On Thursday, the average yield on Nigerian Treasury bills fell 13 basis points to 21% in the secondary market, traders reported. According to analysts, the yield contraction was driven by increasing positioning throughout the short, belly, and long tenors of the curve.
Investors have been piling up short-term borrowing instruments before the Central Bank’s fourth-quarter main market auctions.
The CBN has announced plans to refinance N2.2 trillion in outstanding Treasury bills during the fourth quarter of the year. Spot rates on standard maturities have been declining, and with inflation rates slowing, we believe there will be further adjustments.

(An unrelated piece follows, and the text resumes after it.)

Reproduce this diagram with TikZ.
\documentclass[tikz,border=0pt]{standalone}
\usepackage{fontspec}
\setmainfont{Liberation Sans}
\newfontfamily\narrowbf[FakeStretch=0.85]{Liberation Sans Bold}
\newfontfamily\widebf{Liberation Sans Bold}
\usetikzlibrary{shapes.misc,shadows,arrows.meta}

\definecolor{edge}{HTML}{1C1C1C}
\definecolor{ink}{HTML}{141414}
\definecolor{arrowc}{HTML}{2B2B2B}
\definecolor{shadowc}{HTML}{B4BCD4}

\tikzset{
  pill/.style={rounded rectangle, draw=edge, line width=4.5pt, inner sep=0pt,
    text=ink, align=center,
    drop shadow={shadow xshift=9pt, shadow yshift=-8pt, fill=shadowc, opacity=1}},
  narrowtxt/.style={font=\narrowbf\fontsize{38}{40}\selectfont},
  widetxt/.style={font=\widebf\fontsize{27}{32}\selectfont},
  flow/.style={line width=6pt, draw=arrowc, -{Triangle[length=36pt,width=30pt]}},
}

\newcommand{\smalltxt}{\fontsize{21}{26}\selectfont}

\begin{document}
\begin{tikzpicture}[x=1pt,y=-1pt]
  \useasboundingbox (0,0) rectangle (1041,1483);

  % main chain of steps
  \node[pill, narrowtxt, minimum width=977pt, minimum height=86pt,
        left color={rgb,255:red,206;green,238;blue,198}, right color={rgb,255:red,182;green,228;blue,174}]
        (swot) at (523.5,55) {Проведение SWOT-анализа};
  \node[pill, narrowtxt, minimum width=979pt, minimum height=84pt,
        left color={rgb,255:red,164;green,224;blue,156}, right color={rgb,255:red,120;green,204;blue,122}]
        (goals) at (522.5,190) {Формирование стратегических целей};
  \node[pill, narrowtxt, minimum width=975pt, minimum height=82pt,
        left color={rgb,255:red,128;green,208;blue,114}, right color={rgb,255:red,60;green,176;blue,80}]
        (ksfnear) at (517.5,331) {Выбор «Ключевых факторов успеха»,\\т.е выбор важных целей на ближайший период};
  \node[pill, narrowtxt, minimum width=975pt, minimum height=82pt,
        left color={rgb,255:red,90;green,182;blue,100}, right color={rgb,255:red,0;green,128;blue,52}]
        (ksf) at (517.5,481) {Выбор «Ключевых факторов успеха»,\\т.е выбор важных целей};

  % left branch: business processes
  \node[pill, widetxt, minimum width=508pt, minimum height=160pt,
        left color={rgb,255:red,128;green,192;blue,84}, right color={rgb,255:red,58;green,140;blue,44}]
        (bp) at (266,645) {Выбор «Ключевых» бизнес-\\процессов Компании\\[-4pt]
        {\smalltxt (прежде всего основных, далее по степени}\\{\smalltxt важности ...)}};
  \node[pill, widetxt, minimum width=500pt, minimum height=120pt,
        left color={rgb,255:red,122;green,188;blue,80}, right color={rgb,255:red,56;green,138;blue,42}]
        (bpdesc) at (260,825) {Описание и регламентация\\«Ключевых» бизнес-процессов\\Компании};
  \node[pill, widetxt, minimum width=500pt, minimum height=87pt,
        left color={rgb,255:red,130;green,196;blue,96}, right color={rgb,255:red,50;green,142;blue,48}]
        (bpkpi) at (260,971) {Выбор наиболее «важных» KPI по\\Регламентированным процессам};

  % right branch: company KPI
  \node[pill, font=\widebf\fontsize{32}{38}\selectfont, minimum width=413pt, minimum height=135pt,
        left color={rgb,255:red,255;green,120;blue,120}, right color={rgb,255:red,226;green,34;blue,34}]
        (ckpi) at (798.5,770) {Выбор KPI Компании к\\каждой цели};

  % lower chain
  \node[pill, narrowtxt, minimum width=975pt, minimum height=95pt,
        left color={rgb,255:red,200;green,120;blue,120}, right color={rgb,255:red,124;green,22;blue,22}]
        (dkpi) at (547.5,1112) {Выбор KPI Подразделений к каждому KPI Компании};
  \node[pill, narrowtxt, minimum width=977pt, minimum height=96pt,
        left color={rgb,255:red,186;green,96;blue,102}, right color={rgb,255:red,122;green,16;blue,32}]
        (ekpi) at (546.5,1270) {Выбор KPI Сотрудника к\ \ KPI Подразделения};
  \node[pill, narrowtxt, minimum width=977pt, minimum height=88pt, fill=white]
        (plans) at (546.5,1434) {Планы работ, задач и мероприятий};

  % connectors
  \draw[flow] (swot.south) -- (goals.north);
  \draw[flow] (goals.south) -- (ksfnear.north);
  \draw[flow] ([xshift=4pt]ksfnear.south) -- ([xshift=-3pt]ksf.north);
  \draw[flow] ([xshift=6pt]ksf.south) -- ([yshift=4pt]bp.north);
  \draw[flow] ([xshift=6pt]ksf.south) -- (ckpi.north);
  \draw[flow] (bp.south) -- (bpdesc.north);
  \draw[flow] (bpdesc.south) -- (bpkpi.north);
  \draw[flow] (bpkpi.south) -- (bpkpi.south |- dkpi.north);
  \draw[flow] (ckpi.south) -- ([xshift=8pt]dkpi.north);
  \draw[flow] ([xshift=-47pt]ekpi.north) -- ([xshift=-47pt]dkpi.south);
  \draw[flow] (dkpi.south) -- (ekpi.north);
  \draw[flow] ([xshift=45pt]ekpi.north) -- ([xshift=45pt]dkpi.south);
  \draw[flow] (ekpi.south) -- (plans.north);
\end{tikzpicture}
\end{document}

Disinflation that started in July has seen negative interest rate on naira asset declined to less than 7%. Inflation ended July at 33.40% as against 22.75% benchmark interest rate.
In the secondary market for T-bills, bullish sentiments persisted on Thursday. Consequently, the average yield declined by 13bps to 21.1%.
In its market update, Cordros Capital Limited said across the curve, the average yield decreased at the short (-1bp), mid (-1bp), and long (-28bps) segments following demand for the 84DTM (-1bp), 161DTM (-2bps), and 266DTM (-159bps) bills, respectively. Similarly, the average yield dipped by 2bps to 24.0% in the OMO segment.